Gurney hypothesized that molecules, inherently unstable at the surface due to the lack of other molecules above them, migrate into the bulk of the solid until the surface becomes unstable, which prompts the formation of the liquid phase. This came to be accepted, and Charles Hosler compiled very compelling evidence on the the forces required to pull ice spheres apart. He discovered that at vapor pressures below ice saturation, no adhesion occurred below $-4\:^{\circ} \mathrm{C}$. From this they inferred that the expected roughness of the surfaces was removed by the presence of a liquid film whose thickness was sufficient to provide a smooth surface of contact.

More experiments were performed trying to determine the exact thickness of the water film at different temperatures, and the phenomenon was found to occur at temperatures even below $-22\:^{\circ} \mathrm{C}$.

Liquid Surface of Ice

Here is a depiction of what the surface of ice looks like at a molecular level.

Rosenberg, R. Why Is Ice Slippery? Phys.
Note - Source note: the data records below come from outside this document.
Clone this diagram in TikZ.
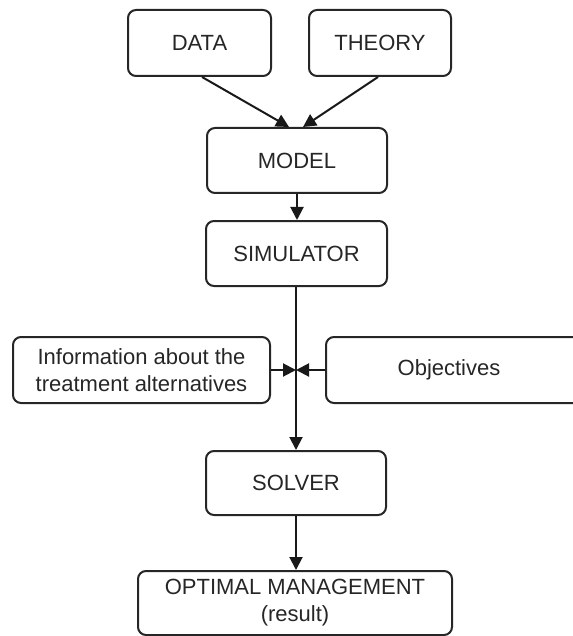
\documentclass[tikz,border=0pt]{standalone}
\usepackage{fontspec}
\setmainfont{Liberation Sans}
\usetikzlibrary{arrows.meta,calc}
\begin{document}
\begin{tikzpicture}[x=1pt,y=-1pt,
  box/.style={draw=black!85, line width=2pt, rounded corners=8pt, inner sep=0pt, font=\fontsize{22}{27}\selectfont, text=black!85, align=center},
  conn/.style={draw=black!90, line width=2pt, -{Triangle[length=13pt,width=13pt]}}]
\useasboundingbox (0,0) rectangle (572,636);
\node[box, minimum width=143pt, minimum height=66pt] (data) at (199.5,43) {DATA};
\node[box, minimum width=142pt, minimum height=66pt] (theory) at (380,43) {THEORY};
\node[box, minimum width=180pt, minimum height=65pt] (model) at (297,160.5) {MODEL};
\node[box, minimum width=181pt, minimum height=65pt] (sim) at (296.5,253.5) {SIMULATOR};
\node[box, minimum width=257pt, minimum height=66pt] (info) at (141.5,370) {Information about the\\treatment alternatives};
\node[box, minimum width=256pt, minimum height=66pt] (obj) at (454,370) {};
\node[font=\fontsize{22}{27}\selectfont, text=black!85] (objt) at (449,370) {Objectives};
\node[box, minimum width=180pt, minimum height=64pt] (solver) at (296,483) {SOLVER};
\node[box, minimum width=314pt, minimum height=64pt] (opt) at (295,603) {OPTIMAL MANAGEMENT\\(result)};
\coordinate (j) at (296,370);
\draw[conn] ($(data.south)+(2.5,0)$) -- ($(model.north)+(-8,0)$);
\draw[conn] ($(theory.south)+(-2,0)$) -- ($(model.north)+(6,0)$);
\draw[conn] (model.south) -- (model.south |- sim.north);
\draw[conn] (sim.south -| j) -- (j |- solver.north);
\draw[conn] (info.east) -- (j);
\draw[conn] (obj.west) -- (j);
\draw[conn] (solver.south -| j) -- (j |- opt.north);
\end{tikzpicture}
\end{document}
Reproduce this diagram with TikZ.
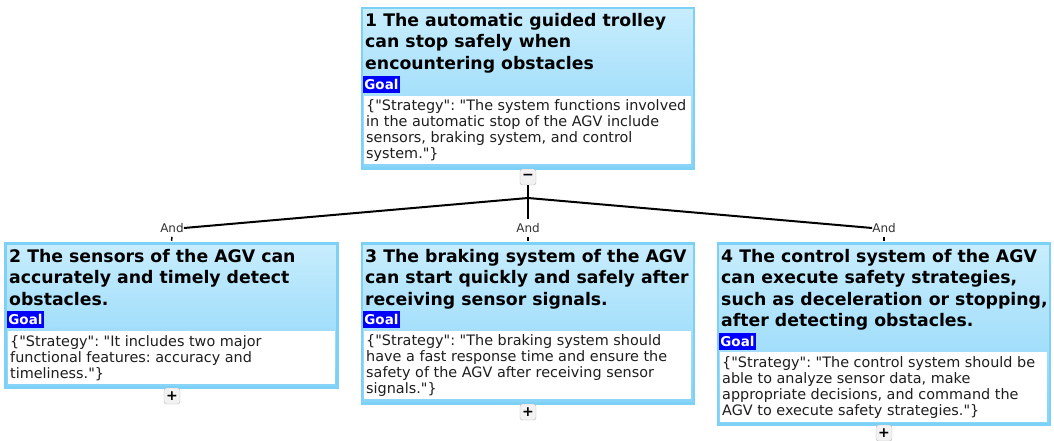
\documentclass[tikz,border=0pt]{standalone}
\usepackage{fontspec}
\setmainfont{DejaVu Sans}[Ligatures=TeXOff]
\frenchspacing
\definecolor{topblue}{RGB}{200,237,253}
\definecolor{botblue}{RGB}{136,212,249}
\definecolor{edgeblue}{RGB}{125,208,246}
\definecolor{goalblue}{RGB}{0,0,255}
\definecolor{textgray}{RGB}{30,30,30}
\tikzset{
  goalbox/.style={draw=edgeblue, line width=2.5pt, top color=topblue, bottom color=botblue,
    minimum width=332pt, anchor=north, inner sep=0pt},
  title/.style={anchor=base west, align=left, inner sep=0pt,
    font=\bfseries\fontsize{17.3}{21.5}\selectfont},
  tag/.style={anchor=north west, fill=goalblue, text=white, inner xsep=1.2pt, inner ysep=0pt,
    minimum height=17pt, font=\bfseries\fontsize{13.5}{16}\selectfont},
  stratbox/.style={anchor=north west, fill=white, minimum width=327pt, inner sep=0pt},
  strattext/.style={anchor=west, align=left, inner sep=0pt, text=textgray,
    font=\fontsize{14.4}{16}\selectfont},
  btn/.style={draw=gray!55, fill=gray!10, rounded corners=2.5pt, minimum size=16pt, inner sep=0pt,
    font=\bfseries\fontsize{14}{14}\selectfont},
  andlbl/.style={inner xsep=0pt, inner ysep=4pt, text=black!80, font=\fontsize{12}{12}\selectfont},
  link/.style={line width=2pt},
}
\begin{document}
\begin{tikzpicture}[x=1pt, y=-1pt]
  \useasboundingbox (0,0) rectangle (1054,441);

  % Goal boxes
  \node[goalbox, minimum height=160pt] (g1) at (528,7) {};
  \node[goalbox, minimum height=144pt] (g2) at (171.5,242) {};
  \node[goalbox, minimum height=160pt] (g3) at (528,242) {};
  \node[goalbox, minimum height=181pt] (g4) at (884,242) {};

  % Titles (placed at the baseline of their last line)
  \node[title] (t1) at (365,69.5) {1 The automatic guided trolley\\can stop safely when\\encountering obstacles};
  \node[title] (t2) at (9,305) {2 The sensors of the AGV can\\accurately and timely detect\\obstacles.};
  \node[title] (t3) at (365,305) {3 The braking system of the AGV\\can start quickly and safely after\\receiving sensor signals.};
  \node[title] (t4) at (721,326.5) {4 The control system of the AGV\\can execute safety strategies,\\such as deceleration or stopping,\\after detecting obstacles.};

  % Goal tags
  \node[tag] (k1) at (363,76) {Goal};
  \node[tag] (k2) at (7,311) {Goal};
  \node[tag] (k3) at (363,311) {Goal};
  \node[tag] (k4) at (719,333) {Goal};

  % Strategy boxes
  \node[stratbox, minimum height=68pt] (s1) at (364,96) {};
  \node[stratbox, minimum height=53pt] (s2) at (8,331) {};
  \node[stratbox, minimum height=68pt] (s3) at (364,331) {};
  \node[stratbox, minimum height=70pt] (s4) at (720,352) {};
  \node[strattext] (r1) at ([xshift=2pt]s1.west) {\{"Strategy": "The system functions involved\\in the automatic stop of the AGV include\\sensors, braking system, and control\\system."\}};
  \node[strattext] (r2) at ([xshift=2pt]s2.west) {\{"Strategy": "It includes two major\\functional features: accuracy and\\timeliness."\}};
  \node[strattext] (r3) at ([xshift=2pt]s3.west) {\{"Strategy": "The braking system should\\have a fast response time and ensure the\\safety of the AGV after receiving sensor\\signals."\}};
  \node[strattext] (r4) at ([xshift=2pt]s4.west) {\{"Strategy": "The control system should be\\able to analyze sensor data, make\\appropriate decisions, and command the\\AGV to execute safety strategies."\}};

  % Buttons
  \node[btn] (m1) at (528,177) {−};
  \node[btn] (p2) at (172,396) {+};
  \node[btn] (p3) at (528,412) {+};
  \node[btn] (p4) at (884,433) {+};

  % And labels
  \node[andlbl] (a2) at (172,228) {And};
  \node[andlbl] (a3) at (528,228) {And};
  \node[andlbl] (a4) at (884,228) {And};
  \coordinate (j1) at (528,198);

  % Links
  \draw[link] (m1.south) -- (j1);
  \draw[link] (j1) -- (a2.east);
  \draw[link] (j1) -- (a3.north);
  \draw[link] (j1) -- (a4.west);
  \draw[line width=1.5pt] (a2.south) -- ([yshift=1.25pt]g2.north);
  \draw[line width=1.5pt] (a3.south) -- ([yshift=1.25pt]g3.north);
  \draw[line width=1.5pt] (a4.south) -- ([yshift=1.25pt]g4.north);
\end{tikzpicture}
\end{document}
Today Physics Today. 2005, 58, 50–54.

Solution 2:

For the latest on this I suggest reading here:

The key extract is:

"The most important result is that I have constructed a phenomenological shear stress law which is able to explain ice friction as a function of sliding speed and temperature in a wide velocity and temperature region," Persson said.

The author agrees with the premelting theory, but tries to extend it for buried surfaces which are difficult to study due to the nature they are buried.